Instructions to follow
Don't include pictures. Quote the lines below from the first through the line that contains "0.029, 0.047, 0.047];".

Provided material
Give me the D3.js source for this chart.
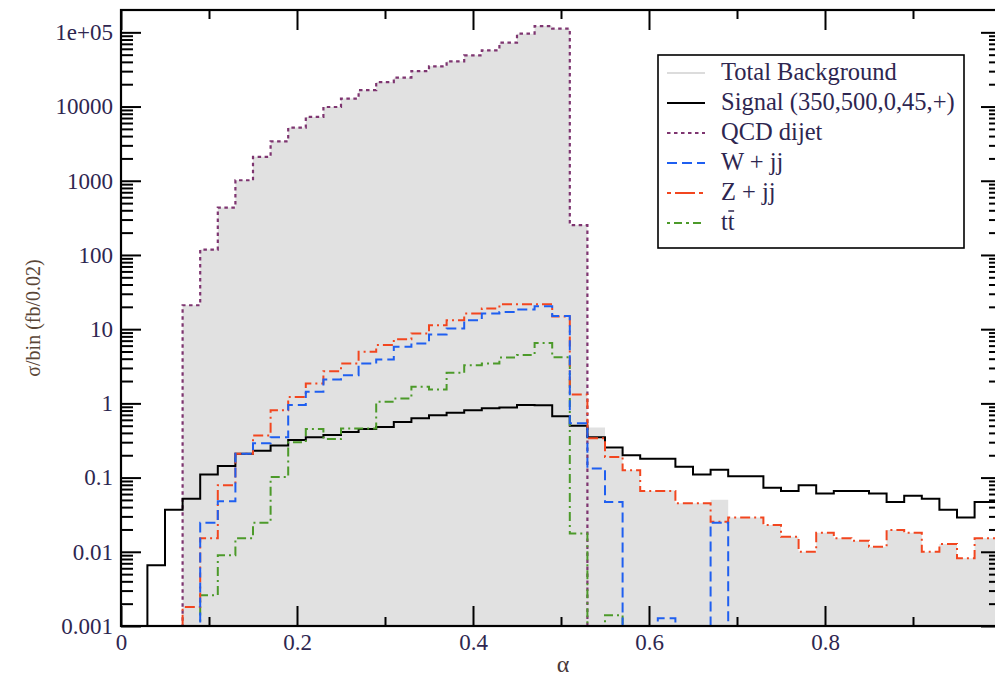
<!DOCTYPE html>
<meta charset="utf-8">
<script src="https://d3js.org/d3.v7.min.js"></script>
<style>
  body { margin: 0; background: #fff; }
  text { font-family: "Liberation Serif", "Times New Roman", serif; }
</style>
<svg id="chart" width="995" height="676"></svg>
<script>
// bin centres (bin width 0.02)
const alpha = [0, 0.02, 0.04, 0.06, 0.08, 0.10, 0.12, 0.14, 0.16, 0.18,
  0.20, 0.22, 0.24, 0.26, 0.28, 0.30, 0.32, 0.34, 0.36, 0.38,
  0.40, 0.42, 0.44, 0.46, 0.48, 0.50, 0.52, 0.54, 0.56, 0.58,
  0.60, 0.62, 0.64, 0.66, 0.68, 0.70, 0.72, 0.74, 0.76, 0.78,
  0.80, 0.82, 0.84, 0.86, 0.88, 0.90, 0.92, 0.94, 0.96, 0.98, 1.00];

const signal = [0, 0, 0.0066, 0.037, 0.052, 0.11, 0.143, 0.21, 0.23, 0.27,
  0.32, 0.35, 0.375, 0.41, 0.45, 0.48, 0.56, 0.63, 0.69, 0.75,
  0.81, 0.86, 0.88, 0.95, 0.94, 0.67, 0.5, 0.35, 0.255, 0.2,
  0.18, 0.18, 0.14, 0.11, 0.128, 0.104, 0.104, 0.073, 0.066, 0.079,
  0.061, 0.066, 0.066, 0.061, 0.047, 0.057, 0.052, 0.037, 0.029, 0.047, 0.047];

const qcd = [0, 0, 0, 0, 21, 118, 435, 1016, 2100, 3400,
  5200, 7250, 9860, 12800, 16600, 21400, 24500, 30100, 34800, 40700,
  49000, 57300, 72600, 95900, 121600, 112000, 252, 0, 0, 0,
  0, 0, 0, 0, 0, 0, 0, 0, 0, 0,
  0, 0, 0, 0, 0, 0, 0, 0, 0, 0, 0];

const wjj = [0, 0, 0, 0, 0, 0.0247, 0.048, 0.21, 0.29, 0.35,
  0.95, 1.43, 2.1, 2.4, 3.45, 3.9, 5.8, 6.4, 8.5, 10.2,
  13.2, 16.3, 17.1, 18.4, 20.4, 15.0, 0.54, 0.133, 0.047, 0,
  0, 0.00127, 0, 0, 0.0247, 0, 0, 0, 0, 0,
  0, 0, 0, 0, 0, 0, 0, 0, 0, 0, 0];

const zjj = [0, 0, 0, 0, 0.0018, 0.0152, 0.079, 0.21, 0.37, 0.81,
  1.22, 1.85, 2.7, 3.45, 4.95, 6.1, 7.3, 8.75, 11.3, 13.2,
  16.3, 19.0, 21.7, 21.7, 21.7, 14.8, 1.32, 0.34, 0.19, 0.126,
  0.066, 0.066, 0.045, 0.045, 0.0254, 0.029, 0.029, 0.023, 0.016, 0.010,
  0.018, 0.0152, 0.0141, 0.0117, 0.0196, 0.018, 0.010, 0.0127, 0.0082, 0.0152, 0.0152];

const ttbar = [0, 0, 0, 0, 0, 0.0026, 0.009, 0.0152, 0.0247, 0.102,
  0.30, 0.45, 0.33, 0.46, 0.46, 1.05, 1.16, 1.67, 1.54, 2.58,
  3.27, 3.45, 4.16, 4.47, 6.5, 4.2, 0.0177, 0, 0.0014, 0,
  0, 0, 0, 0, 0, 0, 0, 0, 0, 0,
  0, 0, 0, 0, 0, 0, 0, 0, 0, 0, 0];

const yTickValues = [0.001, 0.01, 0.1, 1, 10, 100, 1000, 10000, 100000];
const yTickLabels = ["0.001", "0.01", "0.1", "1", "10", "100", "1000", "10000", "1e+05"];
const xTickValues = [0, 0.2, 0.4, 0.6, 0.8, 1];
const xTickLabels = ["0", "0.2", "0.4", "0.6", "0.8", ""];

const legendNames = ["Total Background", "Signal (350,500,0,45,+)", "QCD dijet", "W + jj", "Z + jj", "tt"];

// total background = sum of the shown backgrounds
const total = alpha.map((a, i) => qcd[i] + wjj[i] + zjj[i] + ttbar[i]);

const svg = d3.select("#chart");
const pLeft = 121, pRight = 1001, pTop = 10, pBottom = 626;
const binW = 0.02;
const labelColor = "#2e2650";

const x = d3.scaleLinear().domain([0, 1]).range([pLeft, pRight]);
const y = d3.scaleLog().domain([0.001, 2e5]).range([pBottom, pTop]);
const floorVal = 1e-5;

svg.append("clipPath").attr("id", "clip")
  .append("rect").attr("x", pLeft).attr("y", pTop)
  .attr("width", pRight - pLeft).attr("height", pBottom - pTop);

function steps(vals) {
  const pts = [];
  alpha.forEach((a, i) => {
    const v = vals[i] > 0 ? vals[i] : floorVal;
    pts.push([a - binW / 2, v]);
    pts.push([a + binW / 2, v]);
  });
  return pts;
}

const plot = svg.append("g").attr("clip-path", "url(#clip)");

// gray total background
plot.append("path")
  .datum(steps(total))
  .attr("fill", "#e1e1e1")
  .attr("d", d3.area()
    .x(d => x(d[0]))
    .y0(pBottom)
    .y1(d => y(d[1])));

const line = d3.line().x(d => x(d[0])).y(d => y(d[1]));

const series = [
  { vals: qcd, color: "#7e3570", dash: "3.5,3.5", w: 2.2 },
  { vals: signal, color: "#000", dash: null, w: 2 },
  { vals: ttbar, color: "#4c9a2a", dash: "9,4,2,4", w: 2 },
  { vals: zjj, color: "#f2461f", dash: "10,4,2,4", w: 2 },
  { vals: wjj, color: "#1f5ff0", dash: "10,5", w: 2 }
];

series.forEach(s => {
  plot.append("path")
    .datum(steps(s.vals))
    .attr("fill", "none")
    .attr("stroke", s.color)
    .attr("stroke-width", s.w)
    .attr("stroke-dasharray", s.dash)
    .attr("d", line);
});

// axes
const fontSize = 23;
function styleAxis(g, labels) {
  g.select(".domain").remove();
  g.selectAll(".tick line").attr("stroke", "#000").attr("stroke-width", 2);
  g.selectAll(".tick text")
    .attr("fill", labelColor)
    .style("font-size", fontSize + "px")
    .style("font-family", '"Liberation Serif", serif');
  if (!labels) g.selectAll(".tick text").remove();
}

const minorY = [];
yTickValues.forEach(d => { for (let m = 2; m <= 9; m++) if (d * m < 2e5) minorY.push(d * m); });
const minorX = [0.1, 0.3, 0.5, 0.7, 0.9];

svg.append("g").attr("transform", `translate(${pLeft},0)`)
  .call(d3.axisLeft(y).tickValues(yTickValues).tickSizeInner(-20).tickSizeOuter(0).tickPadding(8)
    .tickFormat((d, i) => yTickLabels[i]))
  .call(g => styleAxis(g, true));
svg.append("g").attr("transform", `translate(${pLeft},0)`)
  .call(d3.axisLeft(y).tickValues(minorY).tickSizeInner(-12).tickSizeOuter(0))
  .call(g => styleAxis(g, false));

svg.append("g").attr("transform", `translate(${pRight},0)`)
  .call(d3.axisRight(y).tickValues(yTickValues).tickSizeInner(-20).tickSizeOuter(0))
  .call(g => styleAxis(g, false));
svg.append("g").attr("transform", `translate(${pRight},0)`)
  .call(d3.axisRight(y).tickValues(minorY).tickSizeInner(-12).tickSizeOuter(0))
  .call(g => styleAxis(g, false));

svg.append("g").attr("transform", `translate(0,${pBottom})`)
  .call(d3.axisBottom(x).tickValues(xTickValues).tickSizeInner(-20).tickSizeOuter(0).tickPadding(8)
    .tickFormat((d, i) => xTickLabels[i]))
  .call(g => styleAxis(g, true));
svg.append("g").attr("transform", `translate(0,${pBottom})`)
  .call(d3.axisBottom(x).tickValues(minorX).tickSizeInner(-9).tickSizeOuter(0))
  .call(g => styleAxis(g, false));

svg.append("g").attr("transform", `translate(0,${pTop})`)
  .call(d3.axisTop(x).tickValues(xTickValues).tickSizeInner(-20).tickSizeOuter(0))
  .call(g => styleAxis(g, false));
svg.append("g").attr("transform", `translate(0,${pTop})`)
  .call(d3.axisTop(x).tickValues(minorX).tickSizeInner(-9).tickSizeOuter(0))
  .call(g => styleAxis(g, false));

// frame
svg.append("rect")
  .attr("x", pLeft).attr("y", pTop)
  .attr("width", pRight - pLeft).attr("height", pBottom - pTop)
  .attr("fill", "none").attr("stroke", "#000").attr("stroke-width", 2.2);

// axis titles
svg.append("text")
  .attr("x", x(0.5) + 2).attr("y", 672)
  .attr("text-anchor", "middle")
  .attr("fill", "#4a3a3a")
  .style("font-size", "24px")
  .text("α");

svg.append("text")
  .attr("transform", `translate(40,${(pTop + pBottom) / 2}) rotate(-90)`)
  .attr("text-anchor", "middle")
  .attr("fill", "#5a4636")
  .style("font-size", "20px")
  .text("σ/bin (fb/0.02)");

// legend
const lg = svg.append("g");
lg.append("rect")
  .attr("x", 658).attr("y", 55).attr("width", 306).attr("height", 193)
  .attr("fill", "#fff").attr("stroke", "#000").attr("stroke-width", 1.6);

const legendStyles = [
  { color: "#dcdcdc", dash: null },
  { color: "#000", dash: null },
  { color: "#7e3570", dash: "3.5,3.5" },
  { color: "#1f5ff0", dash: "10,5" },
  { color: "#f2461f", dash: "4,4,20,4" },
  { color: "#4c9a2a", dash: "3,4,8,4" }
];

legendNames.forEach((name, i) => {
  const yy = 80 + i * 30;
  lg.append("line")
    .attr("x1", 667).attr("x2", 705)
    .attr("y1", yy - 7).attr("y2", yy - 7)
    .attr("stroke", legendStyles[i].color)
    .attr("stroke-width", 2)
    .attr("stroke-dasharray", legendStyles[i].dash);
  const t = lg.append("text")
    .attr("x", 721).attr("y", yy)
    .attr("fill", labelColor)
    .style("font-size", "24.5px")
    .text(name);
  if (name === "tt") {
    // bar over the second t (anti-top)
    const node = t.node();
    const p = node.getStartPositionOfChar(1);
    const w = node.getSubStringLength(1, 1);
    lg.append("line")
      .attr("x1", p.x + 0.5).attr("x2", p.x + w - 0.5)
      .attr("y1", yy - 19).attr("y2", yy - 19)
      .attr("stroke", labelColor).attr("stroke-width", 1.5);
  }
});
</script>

Task output
Give me the D3.js source for this chart.
<!DOCTYPE html>
<meta charset="utf-8">
<script src="https://d3js.org/d3.v7.min.js"></script>
<style>
  body { margin: 0; background: #fff; }
  text { font-family: "Liberation Serif", "Times New Roman", serif; }
</style>
<svg id="chart" width="995" height="676"></svg>
<script>
// bin centres (bin width 0.02)
const alpha = [0, 0.02, 0.04, 0.06, 0.08, 0.10, 0.12, 0.14, 0.16, 0.18,
  0.20, 0.22, 0.24, 0.26, 0.28, 0.30, 0.32, 0.34, 0.36, 0.38,
  0.40, 0.42, 0.44, 0.46, 0.48, 0.50, 0.52, 0.54, 0.56, 0.58,
  0.60, 0.62, 0.64, 0.66, 0.68, 0.70, 0.72, 0.74, 0.76, 0.78,
  0.80, 0.82, 0.84, 0.86, 0.88, 0.90, 0.92, 0.94, 0.96, 0.98, 1.00];

const signal = [0, 0, 0.0066, 0.037, 0.052, 0.11, 0.143, 0.21, 0.23, 0.27,
  0.32, 0.35, 0.375, 0.41, 0.45, 0.48, 0.56, 0.63, 0.69, 0.75,
  0.81, 0.86, 0.88, 0.95, 0.94, 0.67, 0.5, 0.35, 0.255, 0.2,
  0.18, 0.18, 0.14, 0.11, 0.128, 0.104, 0.104, 0.073, 0.066, 0.079,
  0.061, 0.066, 0.066, 0.061, 0.047, 0.057, 0.052, 0.037, 0.029, 0.047, 0.047];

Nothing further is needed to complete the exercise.